Capital Markets Scoreboard: the importance of listed companies to foster growth and economic development

Online the new scoreboard dedicated to capital markets

EQUITA, the leading independent investment bank in Italy, and Bocconi University announce the publication of a new Capital Markets Scoreboard.

The scoreboard – edited by EQUITALAB, the laboratory focusing on applied research and policy impact that combines the multi-disciplinary knowledge and research expertise of BAFFI CAREFIN – Centre for Applied Research with the field-experience on capital and financial markets of EQUITA – not only advances public discussion but also highlights both the strengths and weaknesses of Italy’s economic policies.

2022 was a tumultuous year around the globe, largely due to geopolitical tensions, a new inflationary scenario, and the quantitative tightening of central banks worldwide. The changed macroeconomic scenario offers a unique opportunity to reimagine and rebuild the capital market infrastructure, securing a foothold for Italy and the EU on the path toward a full post-pandemic recovery. The MEF Green Book, the proposed EU Listing Act, and the National Recovery and Resilience Plan (NRRP) could trigger the relaunch of capital market circuits in Italy.
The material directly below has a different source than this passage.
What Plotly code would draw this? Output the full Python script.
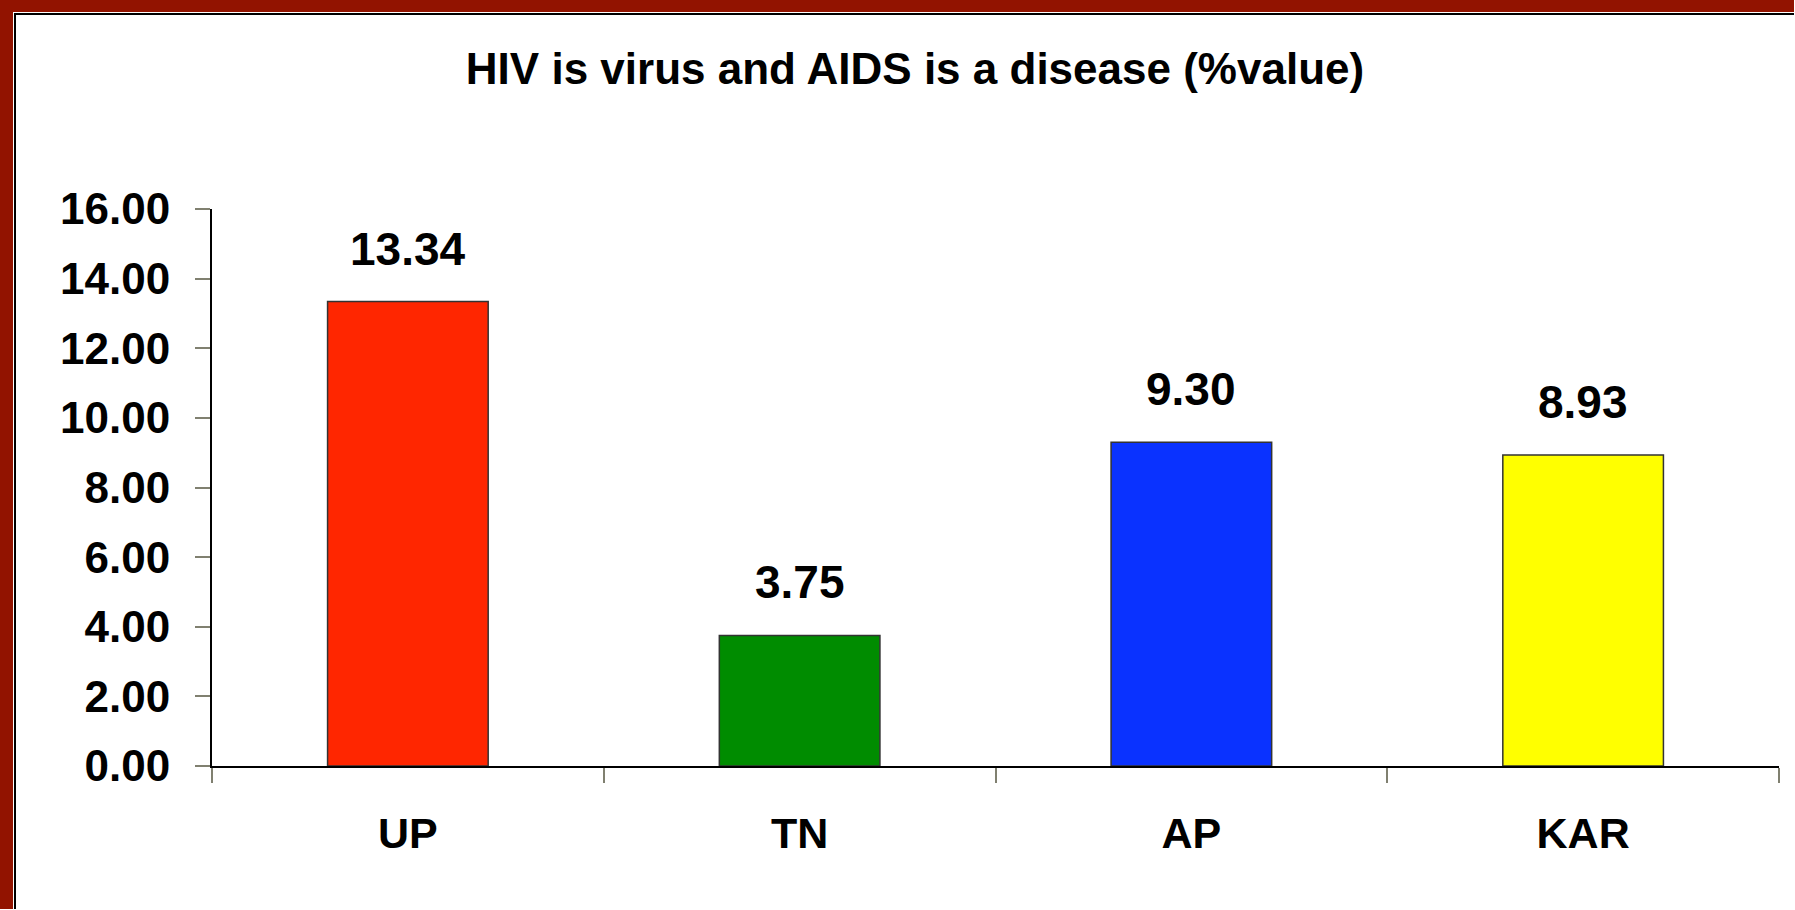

To this end, developing an ongoing scoreboard and publishing an annual report with relevant analysis have become critical tools.

The scoreboard analyses the contribution to GDP and taxes of publicly traded companies, as well as the contribution to employment and diversity. Scoreboard also investigates the investments from abroad, M&A transactions, exports and innovation. All the analyses compare economic and financial figures of Italy, France and Germany and highlight the gaps between Italy and the other two European countries.

As a result, the scoreboard highlights the importance of large, listed companies for the growth and development of a country. Larger companies have a significant overall impact on the economy, as they can create widespread employment, and implement a serious ESG policy, specifically pursuing rigorous environmental initiatives that require substantial financial resources. Larger companies can make investments in innovation and R&D, pushing their competitive advantage, becoming centres of gravity of induced investments’ flow and of supply chains, and attracting the best talents. Large companies can develop a diversified portfolio that protects them against risks and gives rise to opportunities they can seize. Finally, large companies are a tool of economic diplomacy, supporting the country’s foreign policy and making it more visible.